[Data]:
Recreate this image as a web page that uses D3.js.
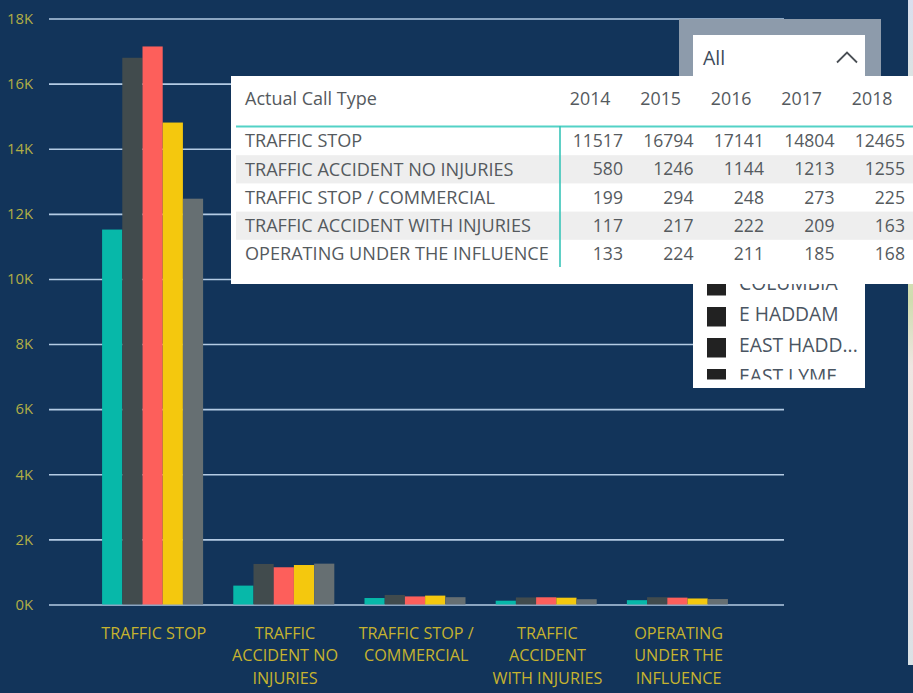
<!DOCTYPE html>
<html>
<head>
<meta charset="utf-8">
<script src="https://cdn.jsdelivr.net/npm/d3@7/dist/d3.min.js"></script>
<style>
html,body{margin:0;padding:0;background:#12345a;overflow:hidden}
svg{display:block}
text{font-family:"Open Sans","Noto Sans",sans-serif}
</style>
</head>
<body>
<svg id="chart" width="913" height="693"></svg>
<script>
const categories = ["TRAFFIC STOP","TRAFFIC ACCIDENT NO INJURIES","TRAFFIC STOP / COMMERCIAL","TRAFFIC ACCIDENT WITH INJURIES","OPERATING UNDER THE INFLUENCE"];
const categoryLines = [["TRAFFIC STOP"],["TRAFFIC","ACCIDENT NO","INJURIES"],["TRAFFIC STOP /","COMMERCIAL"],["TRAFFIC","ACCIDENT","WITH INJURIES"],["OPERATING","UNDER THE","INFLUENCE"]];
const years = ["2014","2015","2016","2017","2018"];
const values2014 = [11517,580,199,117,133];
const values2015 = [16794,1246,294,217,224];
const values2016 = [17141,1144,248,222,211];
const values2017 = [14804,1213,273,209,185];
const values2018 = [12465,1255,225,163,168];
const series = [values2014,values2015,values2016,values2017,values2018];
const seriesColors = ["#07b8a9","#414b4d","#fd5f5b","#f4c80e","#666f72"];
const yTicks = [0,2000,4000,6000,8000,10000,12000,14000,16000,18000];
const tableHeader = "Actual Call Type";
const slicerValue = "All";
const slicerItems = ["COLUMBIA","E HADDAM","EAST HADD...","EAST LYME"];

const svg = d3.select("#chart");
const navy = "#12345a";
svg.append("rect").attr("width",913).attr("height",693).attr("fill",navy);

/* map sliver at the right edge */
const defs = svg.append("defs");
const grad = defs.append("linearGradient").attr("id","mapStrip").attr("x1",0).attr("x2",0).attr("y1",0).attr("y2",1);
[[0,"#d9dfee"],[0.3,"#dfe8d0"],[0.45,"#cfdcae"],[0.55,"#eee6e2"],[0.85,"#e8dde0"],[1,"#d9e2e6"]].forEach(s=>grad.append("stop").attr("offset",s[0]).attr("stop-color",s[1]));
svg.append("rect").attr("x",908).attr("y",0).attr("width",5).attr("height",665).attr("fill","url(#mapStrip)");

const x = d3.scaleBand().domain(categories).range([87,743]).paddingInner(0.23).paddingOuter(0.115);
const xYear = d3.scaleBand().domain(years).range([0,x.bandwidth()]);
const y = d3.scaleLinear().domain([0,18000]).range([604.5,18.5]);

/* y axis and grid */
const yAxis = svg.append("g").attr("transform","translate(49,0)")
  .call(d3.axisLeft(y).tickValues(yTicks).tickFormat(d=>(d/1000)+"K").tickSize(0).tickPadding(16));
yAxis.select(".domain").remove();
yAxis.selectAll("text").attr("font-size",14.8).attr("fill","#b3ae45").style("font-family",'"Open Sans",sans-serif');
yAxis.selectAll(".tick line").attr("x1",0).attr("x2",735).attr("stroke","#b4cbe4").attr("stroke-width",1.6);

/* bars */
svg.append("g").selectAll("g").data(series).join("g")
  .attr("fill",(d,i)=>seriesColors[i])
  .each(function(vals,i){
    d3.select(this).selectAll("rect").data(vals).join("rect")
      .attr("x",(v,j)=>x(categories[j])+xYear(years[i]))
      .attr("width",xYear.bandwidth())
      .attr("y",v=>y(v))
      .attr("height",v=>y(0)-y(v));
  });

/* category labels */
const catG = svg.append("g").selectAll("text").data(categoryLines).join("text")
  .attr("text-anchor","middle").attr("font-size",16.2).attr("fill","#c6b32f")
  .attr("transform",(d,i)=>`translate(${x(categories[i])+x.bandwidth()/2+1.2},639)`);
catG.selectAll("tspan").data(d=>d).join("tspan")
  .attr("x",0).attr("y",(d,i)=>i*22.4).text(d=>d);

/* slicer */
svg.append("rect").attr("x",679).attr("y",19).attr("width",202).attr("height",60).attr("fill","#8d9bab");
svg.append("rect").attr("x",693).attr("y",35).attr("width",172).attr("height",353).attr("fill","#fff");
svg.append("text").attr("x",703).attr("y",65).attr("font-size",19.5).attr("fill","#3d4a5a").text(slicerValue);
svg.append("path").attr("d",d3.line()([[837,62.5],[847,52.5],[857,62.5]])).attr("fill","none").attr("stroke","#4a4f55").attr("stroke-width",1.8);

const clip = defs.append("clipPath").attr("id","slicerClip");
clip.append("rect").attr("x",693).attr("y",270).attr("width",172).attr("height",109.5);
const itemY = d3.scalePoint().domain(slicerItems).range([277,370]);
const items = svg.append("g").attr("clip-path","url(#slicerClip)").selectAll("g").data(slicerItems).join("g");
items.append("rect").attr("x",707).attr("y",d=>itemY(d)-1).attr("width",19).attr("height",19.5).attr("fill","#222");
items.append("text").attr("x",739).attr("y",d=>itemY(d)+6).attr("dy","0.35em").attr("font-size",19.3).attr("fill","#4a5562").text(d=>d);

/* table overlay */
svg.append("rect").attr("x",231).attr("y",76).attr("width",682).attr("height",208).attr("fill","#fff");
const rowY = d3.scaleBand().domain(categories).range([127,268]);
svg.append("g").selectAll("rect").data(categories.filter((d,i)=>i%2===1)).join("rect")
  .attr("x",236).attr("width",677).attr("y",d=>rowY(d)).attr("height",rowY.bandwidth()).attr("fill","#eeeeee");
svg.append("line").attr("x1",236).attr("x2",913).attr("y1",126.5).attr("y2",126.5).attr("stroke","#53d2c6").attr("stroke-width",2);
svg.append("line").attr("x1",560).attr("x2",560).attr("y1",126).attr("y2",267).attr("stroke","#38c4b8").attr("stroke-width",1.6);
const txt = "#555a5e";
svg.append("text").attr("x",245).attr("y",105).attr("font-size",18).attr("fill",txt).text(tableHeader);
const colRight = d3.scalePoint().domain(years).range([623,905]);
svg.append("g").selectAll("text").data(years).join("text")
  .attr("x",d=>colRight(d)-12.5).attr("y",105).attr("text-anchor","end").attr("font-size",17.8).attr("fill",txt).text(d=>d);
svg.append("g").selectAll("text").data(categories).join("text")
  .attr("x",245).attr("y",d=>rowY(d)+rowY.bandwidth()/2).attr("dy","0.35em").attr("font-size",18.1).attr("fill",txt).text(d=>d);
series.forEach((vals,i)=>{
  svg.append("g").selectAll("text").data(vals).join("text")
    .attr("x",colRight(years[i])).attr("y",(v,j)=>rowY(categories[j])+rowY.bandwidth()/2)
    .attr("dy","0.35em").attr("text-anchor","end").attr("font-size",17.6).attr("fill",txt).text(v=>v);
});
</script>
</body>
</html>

[What the task asks]: Repeat the material verbatim. Do not carry over any picture.

[The response]:
Recreate this image as a web page that uses D3.js.
<!DOCTYPE html>
<html>
<head>
<meta charset="utf-8">
<script src="https://cdn.jsdelivr.net/npm/d3@7/dist/d3.min.js"></script>
<style>
html,body{margin:0;padding:0;background:#12345a;overflow:hidden}
svg{display:block}
text{font-family:"Open Sans","Noto Sans",sans-serif}
</style>
</head>
<body>
<svg id="chart" width="913" height="693"></svg>
<script>
const categories = ["TRAFFIC STOP","TRAFFIC ACCIDENT NO INJURIES","TRAFFIC STOP / COMMERCIAL","TRAFFIC ACCIDENT WITH INJURIES","OPERATING UNDER THE INFLUENCE"];
const categoryLines = [["TRAFFIC STOP"],["TRAFFIC","ACCIDENT NO","INJURIES"],["TRAFFIC STOP /","COMMERCIAL"],["TRAFFIC","ACCIDENT","WITH INJURIES"],["OPERATING","UNDER THE","INFLUENCE"]];
const years = ["2014","2015","2016","2017","2018"];
const values2014 = [11517,580,199,117,133];
const values2015 = [16794,1246,294,217,224];
const values2016 = [17141,1144,248,222,211];
const values2017 = [14804,1213,273,209,185];
const values2018 = [12465,1255,225,163,168];
const series = [values2014,values2015,values2016,values2017,values2018];
const seriesColors = ["#07b8a9","#414b4d","#fd5f5b","#f4c80e","#666f72"];
const yTicks = [0,2000,4000,6000,8000,10000,12000,14000,16000,18000];
const tableHeader = "Actual Call Type";
const slicerValue = "All";
const slicerItems = ["COLUMBIA","E HADDAM","EAST HADD...","EAST LYME"];

const svg = d3.select("#chart");
const navy = "#12345a";
svg.append("rect").attr("width",913).attr("height",693).attr("fill",navy);

/* map sliver at the right edge */
const defs = svg.append("defs");
const grad = defs.append("linearGradient").attr("id","mapStrip").attr("x1",0).attr("x2",0).attr("y1",0).attr("y2",1);
[[0,"#d9dfee"],[0.3,"#dfe8d0"],[0.45,"#cfdcae"],[0.55,"#eee6e2"],[0.85,"#e8dde0"],[1,"#d9e2e6"]].forEach(s=>grad.append("stop").attr("offset",s[0]).attr("stop-color",s[1]));
svg.append("rect").attr("x",908).attr("y",0).attr("width",5).attr("height",665).attr("fill","url(#mapStrip)");

const x = d3.scaleBand().domain(categories).range([87,743]).paddingInner(0.23).paddingOuter(0.115);
const xYear = d3.scaleBand().domain(years).range([0,x.bandwidth()]);
const y = d3.scaleLinear().domain([0,18000]).range([604.5,18.5]);

/* y axis and grid */
const yAxis = svg.append("g").attr("transform","translate(49,0)")
  .call(d3.axisLeft(y).tickValues(yTicks).tickFormat(d=>(d/1000)+"K").tickSize(0).tickPadding(16));
yAxis.select(".domain").remove();
yAxis.selectAll("text").attr("font-size",14.8).attr("fill","#b3ae45").style("font-family",'"Open Sans",sans-serif');
yAxis.selectAll(".tick line").attr("x1",0).attr("x2",735).attr("stroke","#b4cbe4").attr("stroke-width",1.6);

/* bars */
svg.append("g").selectAll("g").data(series).join("g")
  .attr("fill",(d,i)=>seriesColors[i])
  .each(function(vals,i){
    d3.select(this).selectAll("rect").data(vals).join("rect")
      .attr("x",(v,j)=>x(categories[j])+xYear(years[i]))
      .attr("width",xYear.bandwidth())
      .attr("y",v=>y(v))
      .attr("height",v=>y(0)-y(v));
  });

/* category labels */
const catG = svg.append("g").selectAll("text").data(categoryLines).join("text")
  .attr("text-anchor","middle").attr("font-size",16.2).attr("fill","#c6b32f")
  .attr("transform",(d,i)=>`translate(${x(categories[i])+x.bandwidth()/2+1.2},639)`);
catG.selectAll("tspan").data(d=>d).join("tspan")
  .attr("x",0).attr("y",(d,i)=>i*22.4).text(d=>d);

/* slicer */
svg.append("rect").attr("x",679).attr("y",19).attr("width",202).attr("height",60).attr("fill","#8d9bab");
svg.append("rect").attr("x",693).attr("y",35).attr("width",172).attr("height",353).attr("fill","#fff");
svg.append("text").attr("x",703).attr("y",65).attr("font-size",19.5).attr("fill","#3d4a5a").text(slicerValue);
svg.append("path").attr("d",d3.line()([[837,62.5],[847,52.5],[857,62.5]])).attr("fill","none").attr("stroke","#4a4f55").attr("stroke-width",1.8);

const clip = defs.append("clipPath").attr("id","slicerClip");
clip.append("rect").attr("x",693).attr("y",270).attr("width",172).attr("height",109.5);
const itemY = d3.scalePoint().domain(slicerItems).range([277,370]);
const items = svg.append("g").attr("clip-path","url(#slicerClip)").selectAll("g").data(slicerItems).join("g");
items.append("rect").attr("x",707).attr("y",d=>itemY(d)-1).attr("width",19).attr("height",19.5).attr("fill","#222");
items.append("text").attr("x",739).attr("y",d=>itemY(d)+6).attr("dy","0.35em").attr("font-size",19.3).attr("fill","#4a5562").text(d=>d);

/* table overlay */
svg.append("rect").attr("x",231).attr("y",76).attr("width",682).attr("height",208).attr("fill","#fff");
const rowY = d3.scaleBand().domain(categories).range([127,268]);
svg.append("g").selectAll("rect").data(categories.filter((d,i)=>i%2===1)).join("rect")
  .attr("x",236).attr("width",677).attr("y",d=>rowY(d)).attr("height",rowY.bandwidth()).attr("fill","#eeeeee");
svg.append("line").attr("x1",236).attr("x2",913).attr("y1",126.5).attr("y2",126.5).attr("stroke","#53d2c6").attr("stroke-width",2);
svg.append("line").attr("x1",560).attr("x2",560).attr("y1",126).attr("y2",267).attr("stroke","#38c4b8").attr("stroke-width",1.6);
const txt = "#555a5e";
svg.append("text").attr("x",245).attr("y",105).attr("font-size",18).attr("fill",txt).text(tableHeader);
const colRight = d3.scalePoint().domain(years).range([623,905]);
svg.append("g").selectAll("text").data(years).join("text")
  .attr("x",d=>colRight(d)-12.5).attr("y",105).attr("text-anchor","end").attr("font-size",17.8).attr("fill",txt).text(d=>d);
svg.append("g").selectAll("text").data(categories).join("text")
  .attr("x",245).attr("y",d=>rowY(d)+rowY.bandwidth()/2).attr("dy","0.35em").attr("font-size",18.1).attr("fill",txt).text(d=>d);
series.forEach((vals,i)=>{
  svg.append("g").selectAll("text").data(vals).join("text")
    .attr("x",colRight(years[i])).attr("y",(v,j)=>rowY(categories[j])+rowY.bandwidth()/2)
    .attr("dy","0.35em").attr("text-anchor","end").attr("font-size",17.6).attr("fill",txt).text(v=>v);
});
</script>
</body>
</html>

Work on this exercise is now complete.